Animator Mark Christiansen has alerted the world to someone (and I suspect I know who) that has posted a little gold mine of early Hanna-Barbera stuff I haven’t seen in years.
Maybe it’s just me, but I like watching animated characters outside the actual cartoons, in places like commercials, bumpers, interstitials, um, whatever they’re called. It seems so many of those have been lost to the ages. The late Earl Kress forlornly told me of trying to track down those little cartoons-between-the-cartoons for the Huck and Quick Draw shows. He found some but couldn’t find others.

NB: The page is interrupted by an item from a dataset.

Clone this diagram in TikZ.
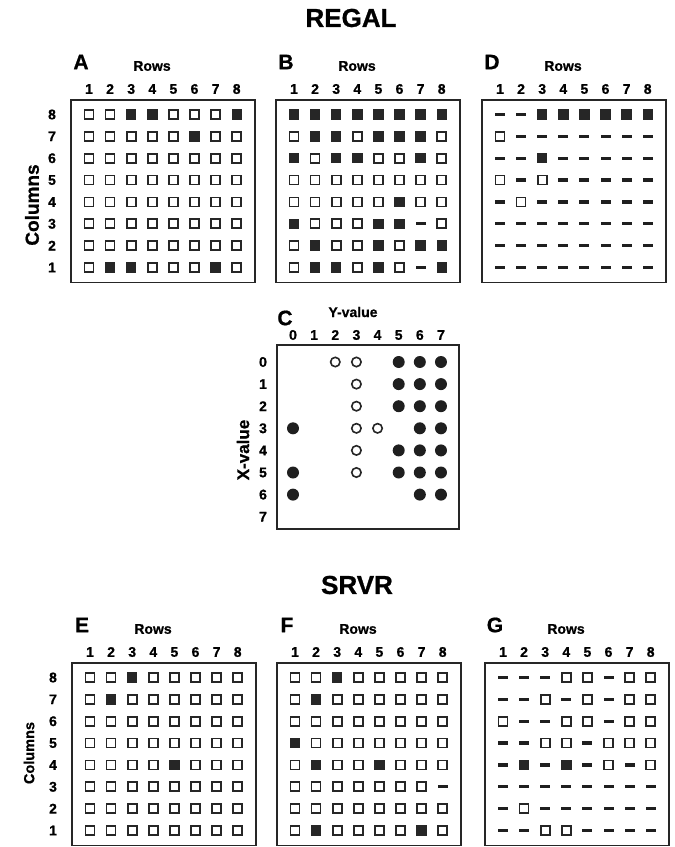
\documentclass[tikz,border=0pt]{standalone}
\usepackage{fontspec}
\setmainfont{Liberation Sans}[BoldFeatures={FakeBold=0.8}]
\tikzset{
  symo/.style={shape=rectangle, draw=black!85, line width=1.7pt, fill=white, minimum size=9pt, inner sep=0pt},
  symf/.style={shape=rectangle, fill=black!85, minimum size=10.4pt, inner sep=0pt},
  symd/.style={shape=rectangle, fill=black!88, minimum width=10pt, minimum height=3.2pt, inner sep=0pt},
  opencirc/.style={shape=circle, draw=black!85, line width=1.6pt, fill=white, minimum size=9.4pt, inner sep=0pt},
  fillcirc/.style={shape=circle, fill=black!88, minimum size=12pt, inner sep=0pt},
  pbox/.style={draw=black!85, line width=1.4pt, minimum width=184pt, minimum height=182.5pt, inner sep=0pt},
  plet/.style={font=\fontsize{21}{21}\selectfont\bfseries, inner sep=0pt},
  rowslbl/.style={font=\fontsize{14}{14}\selectfont\bfseries, inner sep=0pt},
  numlbl/.style={font=\fontsize{14}{14}\selectfont\bfseries, inner sep=0pt},
  titlelbl/.style={font=\fontsize{26}{26}\selectfont\bfseries, inner sep=0pt},
}
\newcommand{\sqpanel}[5]{%
  \node[pbox] (#1-box) at ({#2+92},{#3+91.25}) {};
  \node[plet] (#1-letter) at ({#2+10},{#3-38}) {#4};
  \node[rowslbl] (#1-rows) at ({#2+81},{#3-34}) {Rows};
  \foreach \cc in {1,...,8}{\node[numlbl] (#1-n\cc) at ({#2+18+21.1*(\cc-1)},{#3-11}) {\cc};}
  \foreach \rowdata [count=\rr] in {#5}{%
    \foreach \sy [count=\cc] in \rowdata{%
      \node[sym\sy] (#1-\rr-\cc) at ({#2+18+21.1*(\cc-1)},{#3+14.5+21.86*(\rr-1)}) {};
    }%
  }%
}
\newcommand{\rowlabels}[3]{%
  \foreach \rr in {1,...,8}{%
    \pgfmathtruncatemacro{\lab}{9-\rr}
    \node[numlbl] (#1-rl\rr) at (#2,{#3+14.5+21.86*(\rr-1)}) {\lab};
  }%
}
\begin{document}
\begin{tikzpicture}[x=1pt,y=-1pt]
\useasboundingbox (0,0) rectangle (675,847);

% titles
\node[titlelbl] (regal) at (351,18) {REGAL};
\node[titlelbl] (srvr) at (357,585) {SRVR};

% ---------- REGAL ----------
\sqpanel{A}{71}{100}{A}{%
 {o,o,f,f,o,o,o,f},
 {o,o,o,o,o,f,o,o},
 {o,o,o,o,o,o,o,o},
 {o,o,o,o,o,o,o,o},
 {o,o,o,o,o,o,o,o},
 {o,o,o,o,o,o,o,o},
 {o,o,o,o,o,o,o,o},
 {o,f,f,o,o,o,f,o}}
\rowlabels{A}{52}{100}
\node[font=\fontsize{19}{19}\selectfont\bfseries, rotate=90, inner sep=0pt] (colsA) at (32,205) {Columns};

\sqpanel{B}{276}{100}{B}{%
 {f,f,f,f,f,f,f,f},
 {o,f,f,o,f,f,f,o},
 {f,o,f,f,o,o,f,o},
 {o,o,o,o,o,o,o,o},
 {o,o,o,o,o,f,o,o},
 {f,o,o,o,f,f,d,o},
 {o,f,o,o,f,o,f,f},
 {o,f,f,o,f,o,d,f}}

\sqpanel{D}{482}{100}{D}{%
 {d,d,f,f,f,f,f,f},
 {o,d,d,d,d,d,d,d},
 {d,d,f,d,d,d,d,d},
 {o,d,o,d,d,d,d,d},
 {d,o,d,d,d,d,d,d},
 {d,d,d,d,d,d,d,d},
 {d,d,d,d,d,d,d,d},
 {d,d,d,d,d,d,d,d}}

% ---------- panel C ----------
\node[draw=black!85, line width=1.4pt, minimum width=182pt, minimum height=184pt, inner sep=0pt] (C-box) at (368,437) {};
\node[plet] (C-letter) at (285,318) {C};
\node[rowslbl] (C-yval) at (353,312) {Y-value};
\node[font=\fontsize{17}{17}\selectfont\bfseries, rotate=90, inner sep=0pt] (C-xval) at (243,450) {X-value};
\foreach \k in {0,...,7}{%
  \node[numlbl] (C-yn\k) at ({293+21.14*\k},335) {\k};
  \node[numlbl] (C-xn\k) at (263,{362+22.1*\k}) {\k};
}
% filled circles: X/Y pairs
\foreach \xv/\yv in {0/5,0/6,0/7,1/5,1/6,1/7,2/5,2/6,2/7,3/0,3/6,3/7,4/5,4/6,4/7,5/0,5/5,5/6,5/7,6/0,6/6,6/7}{%
  \node[fillcirc] (C-\xv-\yv) at ({293+21.14*\yv},{362+22.1*\xv}) {};
}
% open circles
\foreach \xv/\yv in {0/2,0/3,1/3,2/3,3/3,3/4,4/3,5/3}{%
  \node[opencirc] (C-\xv-\yv) at ({293+21.14*\yv},{362+22.1*\xv}) {};
}

% ---------- SRVR ----------
\sqpanel{E}{72}{663}{E}{%
 {o,o,f,o,o,o,o,o},
 {o,f,o,o,o,o,o,o},
 {o,o,o,o,o,o,o,o},
 {o,o,o,o,o,o,o,o},
 {o,o,o,o,f,o,o,o},
 {o,o,o,o,o,o,o,o},
 {o,o,o,o,o,o,o,o},
 {o,o,o,o,o,o,o,o}}
\rowlabels{E}{53}{663}
\node[font=\fontsize{14.5}{14.5}\selectfont\bfseries, rotate=90, inner sep=0pt] (colsE) at (29,753) {Columns};

\sqpanel{F}{277}{663}{F}{%
 {o,o,f,o,o,o,o,o},
 {o,f,o,o,o,o,o,o},
 {o,o,o,o,o,o,o,o},
 {f,o,o,o,o,o,o,o},
 {o,f,o,o,f,o,o,o},
 {o,o,o,o,o,o,o,d},
 {o,o,o,o,o,o,o,o},
 {o,f,o,o,o,o,f,o}}

\sqpanel{G}{485}{663}{G}{%
 {d,d,d,o,o,d,o,o},
 {d,d,o,d,o,d,o,o},
 {o,d,d,o,o,d,o,o},
 {d,d,o,o,d,o,o,o},
 {d,f,d,f,d,o,d,o},
 {d,d,d,d,d,d,d,d},
 {d,o,d,d,d,d,d,d},
 {d,d,o,o,d,d,d,d}}
\end{tikzpicture}
\end{document}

Someone has them, because they’re on YouTube. I don’t recall any of these being on DVD sets. These are from 1961.
Let’s start with Huck. Mark points out Ed Love animated it and Tony Rivera did the layouts. You’ll notice Hoyt Curtin’s music contains the original Yogi Bear theme but Yogi wasn’t on the Huck show by this time. Hokey Wolf had replaced him. I think Bob Gentle is the background artist here, it looks like his trees.

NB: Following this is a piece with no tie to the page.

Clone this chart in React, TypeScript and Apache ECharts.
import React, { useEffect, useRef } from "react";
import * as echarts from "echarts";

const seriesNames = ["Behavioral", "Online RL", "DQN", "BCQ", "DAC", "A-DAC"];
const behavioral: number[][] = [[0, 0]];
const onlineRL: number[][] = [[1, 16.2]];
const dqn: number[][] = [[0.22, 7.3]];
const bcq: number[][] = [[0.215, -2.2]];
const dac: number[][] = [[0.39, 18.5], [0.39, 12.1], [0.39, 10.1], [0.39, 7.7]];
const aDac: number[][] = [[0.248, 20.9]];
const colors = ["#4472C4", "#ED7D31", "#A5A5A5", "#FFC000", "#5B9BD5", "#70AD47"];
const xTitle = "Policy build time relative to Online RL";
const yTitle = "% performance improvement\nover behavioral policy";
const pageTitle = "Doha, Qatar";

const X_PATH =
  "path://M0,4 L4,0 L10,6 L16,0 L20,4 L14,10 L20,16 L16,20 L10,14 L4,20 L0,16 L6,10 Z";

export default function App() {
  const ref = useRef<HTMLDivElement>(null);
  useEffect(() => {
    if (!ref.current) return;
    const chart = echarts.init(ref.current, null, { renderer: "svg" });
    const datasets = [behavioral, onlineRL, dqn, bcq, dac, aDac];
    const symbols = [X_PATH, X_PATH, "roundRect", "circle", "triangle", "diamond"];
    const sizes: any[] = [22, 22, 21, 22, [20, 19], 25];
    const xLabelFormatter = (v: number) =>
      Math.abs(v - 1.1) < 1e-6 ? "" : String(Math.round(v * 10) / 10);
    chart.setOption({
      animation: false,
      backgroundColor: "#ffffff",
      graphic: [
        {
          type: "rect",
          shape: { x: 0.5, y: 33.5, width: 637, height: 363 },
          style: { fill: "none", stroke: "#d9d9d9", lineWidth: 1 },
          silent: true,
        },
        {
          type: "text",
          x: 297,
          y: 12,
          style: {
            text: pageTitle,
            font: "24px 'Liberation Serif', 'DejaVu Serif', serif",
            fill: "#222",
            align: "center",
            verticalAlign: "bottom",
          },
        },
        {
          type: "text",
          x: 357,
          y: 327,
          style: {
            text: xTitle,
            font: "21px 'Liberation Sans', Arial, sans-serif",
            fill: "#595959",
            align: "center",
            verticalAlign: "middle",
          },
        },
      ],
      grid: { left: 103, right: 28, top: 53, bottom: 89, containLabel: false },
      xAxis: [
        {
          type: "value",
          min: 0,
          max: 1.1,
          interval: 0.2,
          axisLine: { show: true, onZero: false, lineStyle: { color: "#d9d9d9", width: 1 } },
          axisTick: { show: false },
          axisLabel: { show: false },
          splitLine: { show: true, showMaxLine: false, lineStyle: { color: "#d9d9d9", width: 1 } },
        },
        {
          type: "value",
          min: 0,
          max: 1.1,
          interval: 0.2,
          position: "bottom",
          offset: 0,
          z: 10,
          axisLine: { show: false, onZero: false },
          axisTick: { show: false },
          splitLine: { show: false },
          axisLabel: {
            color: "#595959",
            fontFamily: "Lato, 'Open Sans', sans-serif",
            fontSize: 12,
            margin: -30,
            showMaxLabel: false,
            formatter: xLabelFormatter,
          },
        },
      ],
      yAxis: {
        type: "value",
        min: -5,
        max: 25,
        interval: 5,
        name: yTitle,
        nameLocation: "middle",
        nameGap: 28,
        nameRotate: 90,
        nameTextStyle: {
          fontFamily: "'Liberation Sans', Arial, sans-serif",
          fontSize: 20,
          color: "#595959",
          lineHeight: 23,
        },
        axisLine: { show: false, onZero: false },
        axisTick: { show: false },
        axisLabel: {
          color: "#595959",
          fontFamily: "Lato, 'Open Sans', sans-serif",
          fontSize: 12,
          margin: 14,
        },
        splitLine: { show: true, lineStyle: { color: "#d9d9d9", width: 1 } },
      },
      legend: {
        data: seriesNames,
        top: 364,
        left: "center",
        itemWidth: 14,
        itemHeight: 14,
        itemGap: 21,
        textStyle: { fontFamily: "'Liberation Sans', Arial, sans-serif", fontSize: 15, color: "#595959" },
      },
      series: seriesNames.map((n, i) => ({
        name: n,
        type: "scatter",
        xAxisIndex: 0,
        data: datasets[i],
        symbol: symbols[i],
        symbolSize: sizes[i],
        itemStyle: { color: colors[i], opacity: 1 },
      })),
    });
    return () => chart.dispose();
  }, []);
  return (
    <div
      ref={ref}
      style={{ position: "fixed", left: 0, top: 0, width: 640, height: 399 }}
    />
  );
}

Here are Ed and Tony again. By the way, Bill Hanna saved money on all these by having Dixie speak but Pixie silent. Saves paying Don Messick to do a voice; Daws Butler did all of them.

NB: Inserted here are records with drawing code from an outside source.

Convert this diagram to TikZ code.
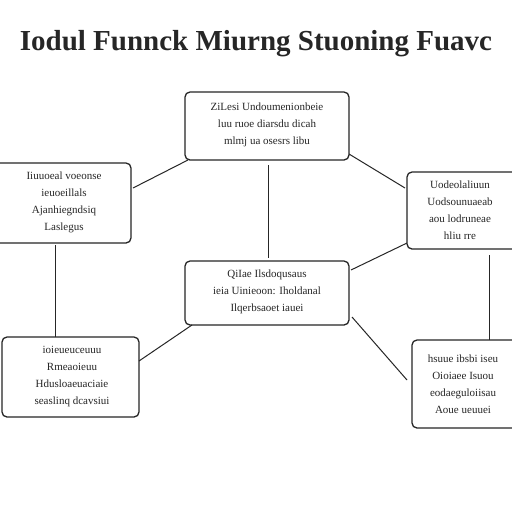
\documentclass[tikz,border=0pt]{standalone}
\usepackage{fontspec}
\setmainfont{Liberation Serif}
\begin{document}
\begin{tikzpicture}[x=1pt,y=-1pt,
  box/.style={draw=black!85, line width=1.3pt, rounded corners=5pt, fill=white},
  txt/.style={font=\fontsize{11}{17}\selectfont, align=center, text=black!85},
  link/.style={draw=black!85, line width=1pt}]
\useasboundingbox (0,0) rectangle (512,512);
\fill[white] (0,0) rectangle (512,512);
\begin{scope}
\clip (0,0) rectangle (512,512);
\node[font=\fontsize{29}{34}\selectfont\bfseries, text=black!85, inner sep=0pt] (title) at (256,44) {Iodul Funnck Miurng Stuoning Fuavc};
% boxes
\draw[box] (185,92) rectangle (349,160);
\node[txt] (t) at (267,125) {ZiLesi Undoumenionbeie\\ luu ruoe diarsdu dicah\\ mlmj ua osesrs libu};
\draw[box] (-6,163) rectangle (131,243);
\node[txt] (l) at (64,202) {Iiuuoeal voeonse\\ ieuoeillals\\ Ajanhiegndsiq\\ Laslegus};
\draw[box] (407,172) rectangle (520,249);
\node[txt] (r) at (460,210) {Uodeolaliuun\\ Uodsounuaeab\\ aou lodruneae\\ hliu rre};
\draw[box] (185,261) rectangle (349,325);
\node[txt] (c) at (267,292) {QiIae Ilsdoqusaus\\ ieia Uinieoon: Iholdanal\\ Ilqerbsaoet iauei};
\draw[box] (2,337) rectangle (139,417);
\node[txt] (bl) at (72,377) {ioieueuceuuu\\ Rmeaoieuu\\ Hdusloaeuaciaie\\ seaslinq dcavsiui};
\draw[box] (412,340) rectangle (520,428);
\node[txt] (br) at (463,384) {hsuue ibsbi iseu\\ Oioiaee Isuou\\ eodaeguloiisau\\ Aoue ueuuei};
\end{scope}
% connectors
\coordinate (tB) at (268,165);
\coordinate (cT) at (268,258);
\draw[link] (tB) -- (cT);
\coordinate (lR) at (133,188);
\coordinate (tL) at (188,160);
\draw[link] (lR) -- (tL);
\coordinate (tR) at (349,154);
\coordinate (rL) at (405,188);
\draw[link] (tR) -- (rL);
\coordinate (lB) at (55,245);
\coordinate (blT) at (55,337);
\draw[link] (lB) -- (blT);
\coordinate (rB) at (489,255);
\coordinate (brT) at (489,340);
\draw[link] (rB) -- (brT);
\coordinate (blR) at (139,361);
\coordinate (cBL) at (192,325);
\draw[link] (blR) -- (cBL);
\coordinate (cRT) at (351,270);
\coordinate (rBL) at (407,243);
\draw[link] (cRT) -- (rBL);
\coordinate (cRB) at (352,317);
\coordinate (brL) at (407,380);
\draw[link] (cRB) -- (brL);
\end{tikzpicture}
\end{document}
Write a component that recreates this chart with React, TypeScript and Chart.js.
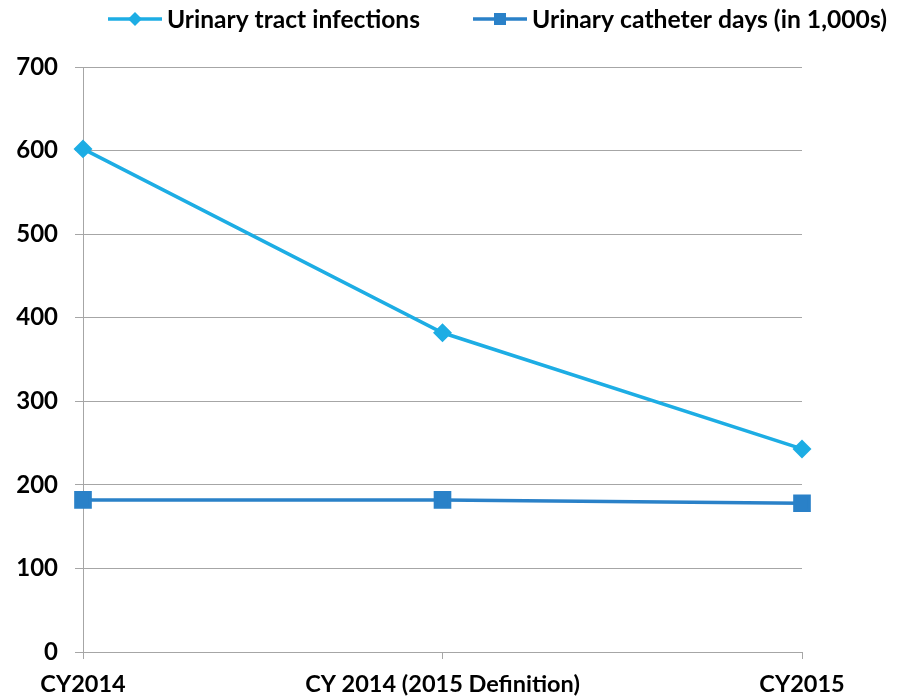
import React, { useEffect, useRef } from "react";
import { Chart, registerables } from "chart.js";

Chart.register(...registerables);

const categories = ["CY2014", "CY 2014 (2015 Definition)", "CY2015"];
const utiValues = [602, 382, 243];
const catheterValues = [182, 182, 178];
const seriesNames = ["Urinary tract infections", "Urinary catheter days (in 1,000s)"];
const seriesColors = ["#1DADE4", "#2A81C8"];
const seriesMarkers = ["rectRot", "rect"];
const yMin = 0;
const yMax = 700;
const yStep = 100;

const GRID = "#A6A6A6";
const FONT = 'Lato, "Open Sans", "Liberation Sans", sans-serif';

const legendPlugin = {
  id: "customLegend",
  afterDraw(chart: any) {
    const ctx = chart.ctx as CanvasRenderingContext2D;
    const layout = [
      { x: 108, textX: 167, textW: 253 },
      { x: 473, textX: 532, textW: 355 },
    ];
    const y = 19;
    chart.data.datasets.forEach((ds: any, i: number) => {
      const it = layout[i];
      ctx.save();
      ctx.strokeStyle = ds.borderColor;
      ctx.fillStyle = ds.borderColor;
      ctx.lineWidth = 3.5;
      ctx.beginPath();
      ctx.moveTo(it.x, y);
      ctx.lineTo(it.x + 54, y);
      ctx.stroke();
      const cx = it.x + 27;
      ctx.beginPath();
      if (ds.pointStyle === "rectRot") {
        const r = 7;
        ctx.moveTo(cx, y - r);
        ctx.lineTo(cx + r, y);
        ctx.lineTo(cx, y + r);
        ctx.lineTo(cx - r, y);
        ctx.closePath();
      } else {
        ctx.rect(cx - 6, y - 6, 12, 12);
      }
      ctx.fill();
      ctx.font = `bold 24px ${FONT}`;
      ctx.fillStyle = "#000";
      ctx.textBaseline = "middle";
      ctx.textAlign = "left";
      const w = ctx.measureText(ds.label).width;
      const sx = it.textW / w;
      ctx.translate(it.textX, y);
      ctx.scale(sx, 1);
      ctx.fillText(ds.label, 0, 1);
      ctx.restore();
    });
  },
};

export default function App() {
  const ref = useRef<HTMLCanvasElement | null>(null);

  useEffect(() => {
    if (!ref.current) return;
    const chart = new Chart(ref.current, {
      type: "line",
      data: {
        labels: categories,
        datasets: [
          {
            label: seriesNames[0],
            data: utiValues,
            borderColor: seriesColors[0],
            backgroundColor: seriesColors[0],
            pointStyle: seriesMarkers[0] as any,
            pointRadius: 7,
            pointHoverRadius: 7,
            borderWidth: 3.5,
            tension: 0,
          },
          {
            label: seriesNames[1],
            data: catheterValues,
            borderColor: seriesColors[1],
            backgroundColor: seriesColors[1],
            pointStyle: seriesMarkers[1] as any,
            pointRadius: 10,
            pointHoverRadius: 10,
            borderWidth: 3.5,
            tension: 0,
          },
        ],
      },
      options: {
        animation: false,
        responsive: false,
        maintainAspectRatio: false,
        events: [],
        layout: { padding: { top: 67, right: 95, left: 0, bottom: 0 } },
        plugins: {
          legend: { display: false },
          tooltip: { enabled: false },
          title: { display: false },
        },
        scales: {
          x: {
            type: "category",
            offset: false,
            grid: {
              display: true,
              drawOnChartArea: false,
              drawTicks: true,
              tickLength: 7,
              color: GRID,
              lineWidth: 1,
            },
            border: { display: true, color: GRID, width: 1 },
            ticks: {
              color: "#000",
              font: { family: FONT, size: 23.5, weight: "bold" },
              padding: 11,
              maxRotation: 0,
              autoSkip: false,
            },
            afterFit(scale: any) {
              scale.height = 48;
            },
          },
          y: {
            min: yMin,
            max: yMax,
            grid: {
              color: GRID,
              lineWidth: 1,
              drawTicks: true,
              tickLength: 8,
            },
            border: { display: true, color: GRID, width: 1 },
            ticks: {
              stepSize: yStep,
              color: "#000",
              font: { family: FONT, size: 24, weight: "bold" },
              padding: 17,
            },
            afterFit(scale: any) {
              scale.width = 83;
            },
          },
        },
      },
      plugins: [legendPlugin],
    });
    return () => chart.destroy();
  }, []);

  return (
    <div style={{ position: "absolute", left: 0, top: 0, width: 897, height: 700, background: "#fff" }}>
      <canvas ref={ref} width={897} height={700} style={{ width: 897, height: 700, display: "block" }} />
    </div>
  );
}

It’s the two Eds here, Ed Love and Ed Benedict. The building is like the one Ed Benedict designed for the Augie Doggie cartoon Whatever Goes Pup.
One more from Ed and Ed. If I had to guess, I’d say Art Lozzi did the backgrounds. There’s just the Huck theme in this arrangement, with Curtin’s trombone players at work.
Finally, an original opening and closing for the last episode of The Jetsons, with a little sponsor credit cartoon for Scotch Tape.
The announcer was all over the place in the 1960s. You heard him on ‘The Wonderful World of Disney.’ You loved him on ‘Lost in Space’ (“Danger Will Robinson!”). It’s Dick Tufeld speaking.
When The Jetsons DVD came out, the end credits of all the cartoons had been stripped and replaced with credits from one episode (and disgracefully full of interlacing, see frame to the right). This snippet has the original credits, which shows only Carlo Vinci and Hugh Fraser animated Elroy’s Mob, the story was by the late Barry Blitzer and among the layout artists were Irv Spector and Willie Ito. I learned to distinguish voice artists by watching the credits and you can see (and easily hear) Shep Menken is on this one.